> Information shown:

>>>

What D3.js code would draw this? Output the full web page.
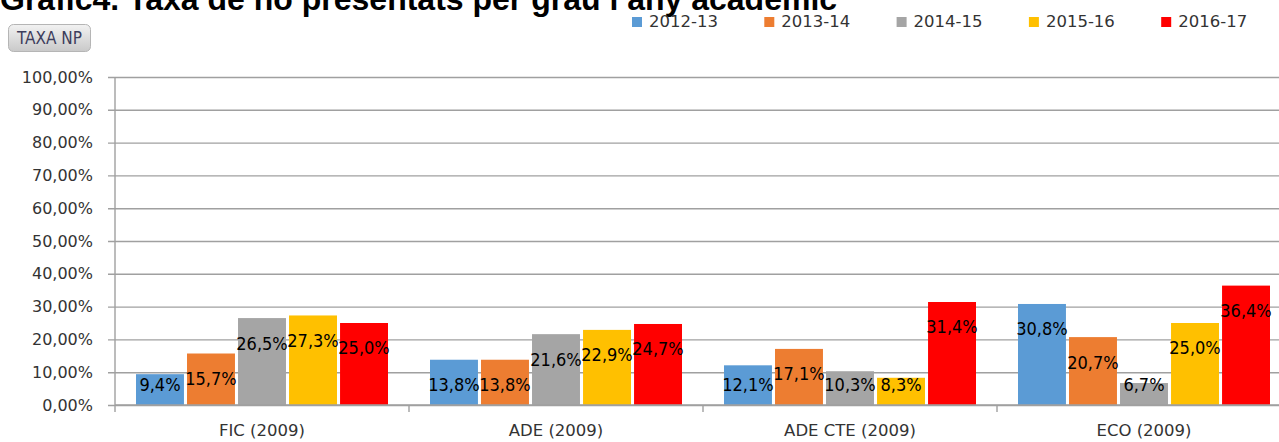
<!DOCTYPE html>
<html>
<head>
<meta charset="utf-8">
<script src="https://cdn.jsdelivr.net/npm/d3@7"></script>
<style>
  html, body { margin: 0; padding: 0; background: #ffffff; }
  svg { display: block; }
</style>
</head>
<body>
<div id="chart"></div>
<script>
// ---------- DATA ----------
const titleText = "Gràfic4. Taxa de no presentats per grau i any acadèmic";
const buttonText = "TAXA NP";
const categories = ["FIC (2009)", "ADE (2009)", "ADE CTE (2009)", "ECO (2009)"];
const seriesNames = ["2012-13", "2013-14", "2014-15", "2015-16", "2016-17"];
const v2012_13 = [9.4, 13.8, 12.1, 30.8];
const v2013_14 = [15.7, 13.8, 17.1, 20.7];
const v2014_15 = [26.5, 21.6, 10.3, 6.7];
const v2015_16 = [27.3, 22.9, 8.3, 25.0];
const v2016_17 = [25.0, 24.7, 31.4, 36.4];
const yTicks = [0, 10, 20, 30, 40, 50, 60, 70, 80, 90, 100];
const seriesColors = ["#5B9BD5", "#ED7D31", "#A5A5A5", "#FFC000", "#FF0000"];

const seriesValues = [v2012_13, v2013_14, v2014_15, v2015_16, v2016_17];

// ---------- LAYOUT ----------
const W = 1279, H = 442;
const plotLeft = 115, plotBottom = 405, plotTop = 77;
const bandEnd = 1291;

const svg = d3.select("#chart").append("svg")
  .attr("width", W).attr("height", H);

const locale = d3.formatLocale({decimal: ",", thousands: ".", grouping: [3], currency: ["", "€"]});
const fmtAxis = v => locale.format(".2f")(v) + "%";
const fmtLabel = v => locale.format(".1f")(v) + "%";

const x0 = d3.scaleBand().domain(categories).range([plotLeft, bandEnd]).padding(0);
const x1 = d3.scaleBand().domain(seriesNames).range([21, 273]).paddingInner(0.06);
const y = d3.scaleLinear().domain([0, 100]).range([plotBottom, plotTop]);

const gridColor = "#a0a0a0";

// Title (partially cut off at top, as in reference)
svg.append("text")
  .attr("x", 0).attr("y", 10)
  .attr("font-family", "'Liberation Sans', Arial, sans-serif")
  .attr("font-weight", "bold")
  .attr("font-size", 32)
  .attr("fill", "#000")
  .text(titleText);

// Button
const defs = svg.append("defs");
const grad = defs.append("linearGradient").attr("id", "btnGrad")
  .attr("x1", 0).attr("y1", 0).attr("x2", 0).attr("y2", 1);
grad.append("stop").attr("offset", "0%").attr("stop-color", "#f2f2f2");
grad.append("stop").attr("offset", "100%").attr("stop-color", "#c9c9c9");
svg.append("rect")
  .attr("x", 8.5).attr("y", 24.5).attr("width", 82).attr("height", 27)
  .attr("rx", 5).attr("ry", 5)
  .attr("fill", "url(#btnGrad)").attr("stroke", "#b5b5b5");
svg.append("text")
  .attr("x", 49.5).attr("y", 43.5)
  .attr("text-anchor", "middle")
  .attr("font-family", "'Liberation Sans Narrow', 'DejaVu Sans Condensed', 'Liberation Sans', sans-serif")
  .attr("font-size", 17)
  .attr("fill", "#3d3d5c")
  .text(buttonText);

// Gridlines
const gridAxis = d3.axisLeft(y).tickValues(yTicks).tickSize(-(W - 108)).tickFormat("");
const gGrid = svg.append("g").attr("transform", `translate(108,0)`).call(gridAxis);
gGrid.select(".domain").remove();
gGrid.selectAll(".tick line").attr("stroke", gridColor).attr("stroke-width", 1.4);

// Y tick labels
const yAxis = d3.axisLeft(y).tickValues(yTicks).tickSize(0).tickPadding(22).tickFormat(fmtAxis);
const gY = svg.append("g").attr("transform", `translate(${plotLeft},0)`).call(yAxis);
gY.select(".domain").remove();
gY.selectAll("text")
  .attr("font-family", "'DejaVu Sans', Verdana, sans-serif")
  .attr("font-size", 16)
  .attr("fill", "#333333");

// Y axis line
svg.append("line")
  .attr("x1", plotLeft).attr("x2", plotLeft)
  .attr("y1", y(100)).attr("y2", y(0))
  .attr("stroke", gridColor).attr("stroke-width", 1.4);

// Bars
const groups = svg.append("g").selectAll("g")
  .data(categories)
  .join("g")
  .attr("transform", d => `translate(${x0(d)},0)`);

groups.selectAll("rect")
  .data((c, ci) => seriesNames.map((s, si) => ({s, si, v: seriesValues[si][ci]})))
  .join("rect")
  .attr("x", d => x1(d.s))
  .attr("width", x1.bandwidth())
  .attr("y", d => y(d.v))
  .attr("height", d => y(0) - y(d.v))
  .attr("fill", d => seriesColors[d.si]);

// X axis line
svg.append("line")
  .attr("x1", plotLeft).attr("x2", W)
  .attr("y1", plotBottom).attr("y2", plotBottom)
  .attr("stroke", gridColor).attr("stroke-width", 1.4);

// X boundary ticks
svg.append("g").selectAll("line")
  .data(categories)
  .join("line")
  .attr("x1", d => x0(d)).attr("x2", d => x0(d))
  .attr("y1", plotBottom).attr("y2", plotBottom + 7)
  .attr("stroke", gridColor).attr("stroke-width", 1.4);

// X category labels
const xAxis = d3.axisBottom(x0).tickSize(0).tickPadding(19);
const gX = svg.append("g").attr("transform", `translate(0,${plotBottom})`).call(xAxis);
gX.select(".domain").remove();
gX.selectAll("text")
  .attr("font-family", "'DejaVu Sans', Verdana, sans-serif")
  .attr("font-size", 16.5)
  .attr("fill", "#333333");

// Data labels
groups.selectAll("text.lbl")
  .data((c, ci) => seriesNames.map((s, si) => ({s, si, v: seriesValues[si][ci]})))
  .join("text")
  .attr("class", "lbl")
  .attr("x", d => x1(d.s) + x1.bandwidth() / 2)
  .attr("y", d => Math.min(y(d.v) + 25, y(0) - 20))
  .attr("dy", "0.36em")
  .attr("text-anchor", "middle")
  .attr("font-family", "'Liberation Sans Narrow', 'DejaVu Sans Condensed', 'Liberation Sans', sans-serif")
  .attr("font-size", 18)
  .attr("fill", "#000000")
  .text(d => fmtLabel(d.v));

// Legend
const legend = svg.append("g").selectAll("g")
  .data(seriesNames)
  .join("g")
  .attr("transform", (d, i) => `translate(${632 + i * 132.3},17)`);
legend.append("rect")
  .attr("width", 10).attr("height", 10)
  .attr("fill", (d, i) => seriesColors[i]);
legend.append("text")
  .attr("x", 17).attr("y", 10)
  .attr("font-family", "'DejaVu Sans', Verdana, sans-serif")
  .attr("font-size", 16.5)
  .attr("fill", "#333333")
  .text(d => d);
</script>
</body>
</html>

<<<

> Description of the task:
Repeat the material above in full and exactly, apart from the pictures.

> Response:
What D3.js code would draw this? Output the full web page.
<!DOCTYPE html>
<html>
<head>
<meta charset="utf-8">
<script src="https://cdn.jsdelivr.net/npm/d3@7"></script>
<style>
  html, body { margin: 0; padding: 0; background: #ffffff; }
  svg { display: block; }
</style>
</head>
<body>
<div id="chart"></div>
<script>
// ---------- DATA ----------
const titleText = "Gràfic4. Taxa de no presentats per grau i any acadèmic";
const buttonText = "TAXA NP";
const categories = ["FIC (2009)", "ADE (2009)", "ADE CTE (2009)", "ECO (2009)"];
const seriesNames = ["2012-13", "2013-14", "2014-15", "2015-16", "2016-17"];
const v2012_13 = [9.4, 13.8, 12.1, 30.8];
const v2013_14 = [15.7, 13.8, 17.1, 20.7];
const v2014_15 = [26.5, 21.6, 10.3, 6.7];
const v2015_16 = [27.3, 22.9, 8.3, 25.0];
const v2016_17 = [25.0, 24.7, 31.4, 36.4];
const yTicks = [0, 10, 20, 30, 40, 50, 60, 70, 80, 90, 100];
const seriesColors = ["#5B9BD5", "#ED7D31", "#A5A5A5", "#FFC000", "#FF0000"];

const seriesValues = [v2012_13, v2013_14, v2014_15, v2015_16, v2016_17];

// ---------- LAYOUT ----------
const W = 1279, H = 442;
const plotLeft = 115, plotBottom = 405, plotTop = 77;
const bandEnd = 1291;

const svg = d3.select("#chart").append("svg")
  .attr("width", W).attr("height", H);

const locale = d3.formatLocale({decimal: ",", thousands: ".", grouping: [3], currency: ["", "€"]});
const fmtAxis = v => locale.format(".2f")(v) + "%";
const fmtLabel = v => locale.format(".1f")(v) + "%";

const x0 = d3.scaleBand().domain(categories).range([plotLeft, bandEnd]).padding(0);
const x1 = d3.scaleBand().domain(seriesNames).range([21, 273]).paddingInner(0.06);
const y = d3.scaleLinear().domain([0, 100]).range([plotBottom, plotTop]);

const gridColor = "#a0a0a0";

// Title (partially cut off at top, as in reference)
svg.append("text")
  .attr("x", 0).attr("y", 10)
  .attr("font-family", "'Liberation Sans', Arial, sans-serif")
  .attr("font-weight", "bold")
  .attr("font-size", 32)
  .attr("fill", "#000")
  .text(titleText);

// Button
const defs = svg.append("defs");
const grad = defs.append("linearGradient").attr("id", "btnGrad")
  .attr("x1", 0).attr("y1", 0).attr("x2", 0).attr("y2", 1);
grad.append("stop").attr("offset", "0%").attr("stop-color", "#f2f2f2");
grad.append("stop").attr("offset", "100%").attr("stop-color", "#c9c9c9");
svg.append("rect")
  .attr("x", 8.5).attr("y", 24.5).attr("width", 82).attr("height", 27)
  .attr("rx", 5).attr("ry", 5)
  .attr("fill", "url(#btnGrad)").attr("stroke", "#b5b5b5");
svg.append("text")
  .attr("x", 49.5).attr("y", 43.5)
  .attr("text-anchor", "middle")
  .attr("font-family", "'Liberation Sans Narrow', 'DejaVu Sans Condensed', 'Liberation Sans', sans-serif")
  .attr("font-size", 17)
  .attr("fill", "#3d3d5c")
  .text(buttonText);

// Gridlines
const gridAxis = d3.axisLeft(y).tickValues(yTicks).tickSize(-(W - 108)).tickFormat("");
const gGrid = svg.append("g").attr("transform", `translate(108,0)`).call(gridAxis);
gGrid.select(".domain").remove();
gGrid.selectAll(".tick line").attr("stroke", gridColor).attr("stroke-width", 1.4);

// Y tick labels
const yAxis = d3.axisLeft(y).tickValues(yTicks).tickSize(0).tickPadding(22).tickFormat(fmtAxis);
const gY = svg.append("g").attr("transform", `translate(${plotLeft},0)`).call(yAxis);
gY.select(".domain").remove();
gY.selectAll("text")
  .attr("font-family", "'DejaVu Sans', Verdana, sans-serif")
  .attr("font-size", 16)
  .attr("fill", "#333333");

// Y axis line
svg.append("line")
  .attr("x1", plotLeft).attr("x2", plotLeft)
  .attr("y1", y(100)).attr("y2", y(0))
  .attr("stroke", gridColor).attr("stroke-width", 1.4);

// Bars
const groups = svg.append("g").selectAll("g")
  .data(categories)
  .join("g")
  .attr("transform", d => `translate(${x0(d)},0)`);

groups.selectAll("rect")
  .data((c, ci) => seriesNames.map((s, si) => ({s, si, v: seriesValues[si][ci]})))
  .join("rect")
  .attr("x", d => x1(d.s))
  .attr("width", x1.bandwidth())
  .attr("y", d => y(d.v))
  .attr("height", d => y(0) - y(d.v))
  .attr("fill", d => seriesColors[d.si]);

// X axis line
svg.append("line")
  .attr("x1", plotLeft).attr("x2", W)
  .attr("y1", plotBottom).attr("y2", plotBottom)
  .attr("stroke", gridColor).attr("stroke-width", 1.4);

// X boundary ticks
svg.append("g").selectAll("line")
  .data(categories)
  .join("line")
  .attr("x1", d => x0(d)).attr("x2", d => x0(d))
  .attr("y1", plotBottom).attr("y2", plotBottom + 7)
  .attr("stroke", gridColor).attr("stroke-width", 1.4);

// X category labels
const xAxis = d3.axisBottom(x0).tickSize(0).tickPadding(19);
const gX = svg.append("g").attr("transform", `translate(0,${plotBottom})`).call(xAxis);
gX.select(".domain").remove();
gX.selectAll("text")
  .attr("font-family", "'DejaVu Sans', Verdana, sans-serif")
  .attr("font-size", 16.5)
  .attr("fill", "#333333");

// Data labels
groups.selectAll("text.lbl")
  .data((c, ci) => seriesNames.map((s, si) => ({s, si, v: seriesValues[si][ci]})))
  .join("text")
  .attr("class", "lbl")
  .attr("x", d => x1(d.s) + x1.bandwidth() / 2)
  .attr("y", d => Math.min(y(d.v) + 25, y(0) - 20))
  .attr("dy", "0.36em")
  .attr("text-anchor", "middle")
  .attr("font-family", "'Liberation Sans Narrow', 'DejaVu Sans Condensed', 'Liberation Sans', sans-serif")
  .attr("font-size", 18)
  .attr("fill", "#000000")
  .text(d => fmtLabel(d.v));

// Legend
const legend = svg.append("g").selectAll("g")
  .data(seriesNames)
  .join("g")
  .attr("transform", (d, i) => `translate(${632 + i * 132.3},17)`);
legend.append("rect")
  .attr("width", 10).attr("height", 10)
  .attr("fill", (d, i) => seriesColors[i]);
legend.append("text")
  .attr("x", 17).attr("y", 10)
  .attr("font-family", "'DejaVu Sans', Verdana, sans-serif")
  .attr("font-size", 16.5)
  .attr("fill", "#333333")
  .text(d => d);
</script>
</body>
</html>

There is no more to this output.